FIDO Aims at Standardized Strong Authentication

In the early 1990s, a company called Softswitch found itself at a strategic crossroads in that it held the key to integrating disparate electronic messaging systems.

So strategic, in fact, that Lotus Software paid $62 million to acquire the company and send a ripple of fear through its main email competitor Microsoft.

In a story on the acquisition, the New York Times described Softswitch as the maker of “switches that allow corporate users of electronic mail to send and receive mail from other systems. So someone in an office in San Francisco could send a note to someone with a different sort of computer, word-processing software and E-mail message system in New York.”

By today’s messaging norms, the need for such switches is laughable.

Companies providing integration of email systems have disappeared, made obsolete by standards such as SMTP, POP3 and IMAP that scaled email to its current state as a global backbone of electronic communication.
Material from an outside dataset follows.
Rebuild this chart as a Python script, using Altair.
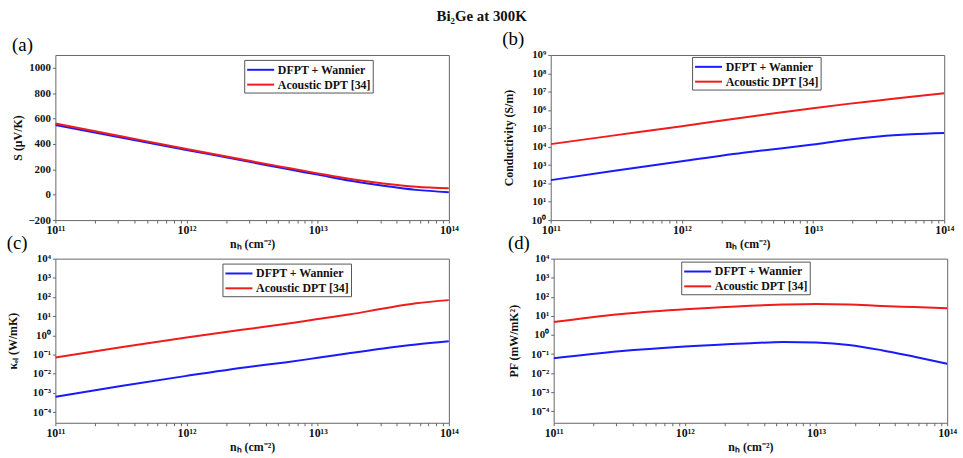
import altair as alt
import pandas as pd

# x positions: log10 of hole density n_h (cm^-2)
exps = [11, 11.5, 12, 12.5, 12.75, 13, 13.25, 13.5, 13.75, 14]
series_names = ["DFPT + Wannier", "Acoustic DPT [34]"]

# (a) Seebeck coefficient S (uV/K)
s_dfpt = [548, 450, 352, 255, 205, 158, 110, 70, 38, 20]
s_adpt = [560, 460, 360, 263, 215, 168, 123, 88, 62, 50]

# (b) Conductivity (S/m)
c_dfpt = [151, 501, 1622, 5012, 7943, 1.32e4, 2.34e4, 3.63e4, 4.79e4, 5.62e4]
c_adpt = [1.38e4, 4.27e4, 1.32e5, 4.17e5, 7.24e5, 1.26e6, 2.09e6, 3.31e6, 5.25e6, 8.13e6]

# (c) electronic thermal conductivity (W/mK)
k_dfpt = [6.3e-4, 2.3e-3, 7.8e-3, 0.024, 0.039, 0.068, 0.12, 0.21, 0.34, 0.50]
k_adpt = [0.071, 0.24, 0.78, 2.3, 3.9, 7.1, 12.6, 25, 47, 69]

# (d) power factor (mW/mK^2)
p_dfpt = [0.06, 0.14, 0.25, 0.37, 0.43, 0.40, 0.30, 0.16, 0.072, 0.031]
p_adpt = [4.8, 12.3, 22, 34, 39, 42, 40, 33, 29, 25]

BLUE = "#1a1aff"
RED = "#f01c1c"
FONT = "Liberation Serif"

SUP = {"-": "⁻", "0": "⁰", "1": "¹", "2": "²", "3": "³", "4": "⁴",
       "5": "⁵", "6": "⁶", "7": "⁷", "8": "⁸", "9": "⁹"}


def sup(n):
    return "".join(SUP[ch] for ch in str(n))


sup_arr = "[" + ",".join("'10" + sup(e) + "'" for e in range(-6, 16)) + "]"
log_label = (
    "abs(datum.value / pow(10, round(log(datum.value) / LN10)) - 1) < 1e-6 ? "
    + sup_arr + "[round(log(datum.value) / LN10) + 6] : ''"
)

x_ticks = [k * 10.0 ** e for e in range(11, 14) for k in range(1, 10)] + [1e14]


def make_df(y1, y2):
    rows = []
    for name, ys in zip(series_names, [y1, y2]):
        for e, v in zip(exps, ys):
            rows.append({"n": 10.0 ** e, "v": v, "series": name})
    return pd.DataFrame(rows)


def panel(y1, y2, label, yscale, yaxis, lx, ly, h):
    return (
        alt.Chart(make_df(y1, y2))
        .mark_line(strokeWidth=2, interpolate="monotone", clip=True)
        .encode(
            x=alt.X(
                "n:Q",
                scale=alt.Scale(type="log", domain=[1e11, 1e14], nice=False),
                axis=alt.Axis(
                    title="nₕ (cm⁻²)",
                    values=x_ticks,
                    labelExpr=log_label,
                    labelOverlap=False,
                    labelFlush=False,
                    labelFontSize=12,
                ),
            ),
            y=alt.Y("v:Q", scale=yscale, axis=yaxis),
            color=alt.Color(
                "series:N",
                scale=alt.Scale(domain=series_names, range=[BLUE, RED]),
                legend=alt.Legend(
                    title=None,
                    orient="none",
                    legendX=lx,
                    legendY=ly,
                    symbolType="M-1,0L2.9,0",
                    symbolSize=196,
                    symbolStrokeWidth=2,
                    labelFont=FONT,
                    labelFontWeight="bold",
                    labelFontSize=12,
                    labelColor="#111",
                    labelOffset=16,
                    strokeColor="#555",
                    fillColor="white",
                    padding=2,
                    rowPadding=1,
                ),
            ),
        )
        .properties(
            width=398,
            height=h,
            title=alt.TitleParams(
                label, anchor="start", frame="bounds", font=FONT,
                fontSize=19, fontWeight="normal", offset=0,
            ),
        )
    )


def log_axis(title, lo, hi, tp):
    return alt.Axis(
        title=title,
        values=[10.0 ** e for e in range(lo, hi + 1)],
        labelExpr=log_label,
        labelOverlap=False,
        labelFlush=False,
        titlePadding=tp,
    )


a = panel(
    s_dfpt, s_adpt, "(a)",
    alt.Scale(domain=[-200, 1100], nice=False),
    alt.Axis(title="S (μV/K)", values=list(range(-200, 1001, 200)),
             format="d", labelOverlap=False, labelFlush=False),
    191, 5, 167,
)
b = panel(
    c_dfpt, c_adpt, "(b)",
    alt.Scale(type="log", domain=[1, 1e9], nice=False),
    log_axis("Conductivity (S/m)", 0, 9, 16),
    143, 2, 167,
)
c = panel(
    k_dfpt, k_adpt, "(c)",
    alt.Scale(type="log", domain=[2.8e-5, 1e4], nice=False),
    log_axis("κₑₗ (W/mK)", -4, 4, 13),
    169, 5, 166,
)
d = panel(
    p_dfpt, p_adpt, "(d)",
    alt.Scale(type="log", domain=[2.5e-5, 1e4], nice=False),
    log_axis("PF (mW/mK²)", -4, 4, 10),
    129, 3, 166,
)

row1 = alt.hconcat(a, b, spacing=42).resolve_legend(color="independent")
row2 = alt.hconcat(c, d, spacing=48).resolve_legend(color="independent")

chart = (
    alt.vconcat(row1, row2, spacing=-18)
    .resolve_legend(color="independent")
    .properties(
        title=alt.TitleParams(
            "Bi₂Ge at 300K", anchor="middle", font=FONT, fontSize=15,
            fontWeight="bold", color="#111", offset=6,
        ),
        padding={"left": 6, "top": 6, "right": 5, "bottom": 0},
    )
    .configure_view(stroke="#666", strokeWidth=1)
    .configure_axis(
        labelFont=FONT,
        labelFontWeight="bold",
        labelFontSize=11,
        labelColor="#111",
        titleFont=FONT,
        titleFontWeight="bold",
        titleFontSize=12,
        titleColor="#111",
        grid=False,
        domain=False,
        tickSize=3,
        tickColor="#666",
        labelPadding=2,
        titlePadding=3,
    )
)

chart.save("out.html", embed_options={"renderer": "svg", "actions": False})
Standards are how the Internet scales to service a global community; numbering systems (IP), naming systems (DNS), protocols, and coding to highlight a few. Bodies such as the IETF and NIST are some of the most well-known standards organizations.

These global-scale benefits provided by standardization are what the FIDO Alliance hopes to achieve with the release last week of its 1.0 strong authentication specifications. While not yet standards, the hope is to create an Internet layer of authentication that reduces the reliance on passwords and aligns with the traditional stack of identity and access management tools, themselves going through a standardization transformation.

Standards will allow the largest collection of vendors, enterprises and consumers to adopt and integrate strong authentication into their computer systems, which are under attack at an unprecedented scale.

For 2015, Gartner says “all roads to the digital future will lead through security.” But it won’t be a magic bullet or a monolithic defense that defines the norm. Security will be defined in the marriage of technologies. “Security-aware application design, dynamic and static application security testing, and runtime application self-protection combined with active context-aware and adaptive access controls are all needed in today’s dangerous digital world,” according to Gartner.

And when security is assembled, it shouldn’t need specialized middleware to hold it all together like email of the 1990s. That task will be accomplished with standard APIs and standard protocols that add scale and subtract as much complexity as possible.

One of FIDO’s stated goals since its inception two years ago has been to turn over to a standards body its work on both the Universal Authentication Framework (UAF) and Universal Second Factor (U2F) specifications. Standardization of FIDO specifications, either de facto or by traditional means, is where FIDO will mark its work as finished.

Proof of initial success isn’t just in the 1.0 specifications, but in products and services available today from a number of FIDO members including Yubico with U2F support in FIDO U2F Security Key and NEO YubiKey. These keys are further simplified by not requiring drivers or client software, and providing a user identity independent of a third-party service.

Last week was an important milestone for FIDO, the next steps should be important for consumers and enterprises, and the final steps should deliver the connecting tissue needed to support strong authentication as a key tenet of future Internet security.

Today, we are one step closer to that reality.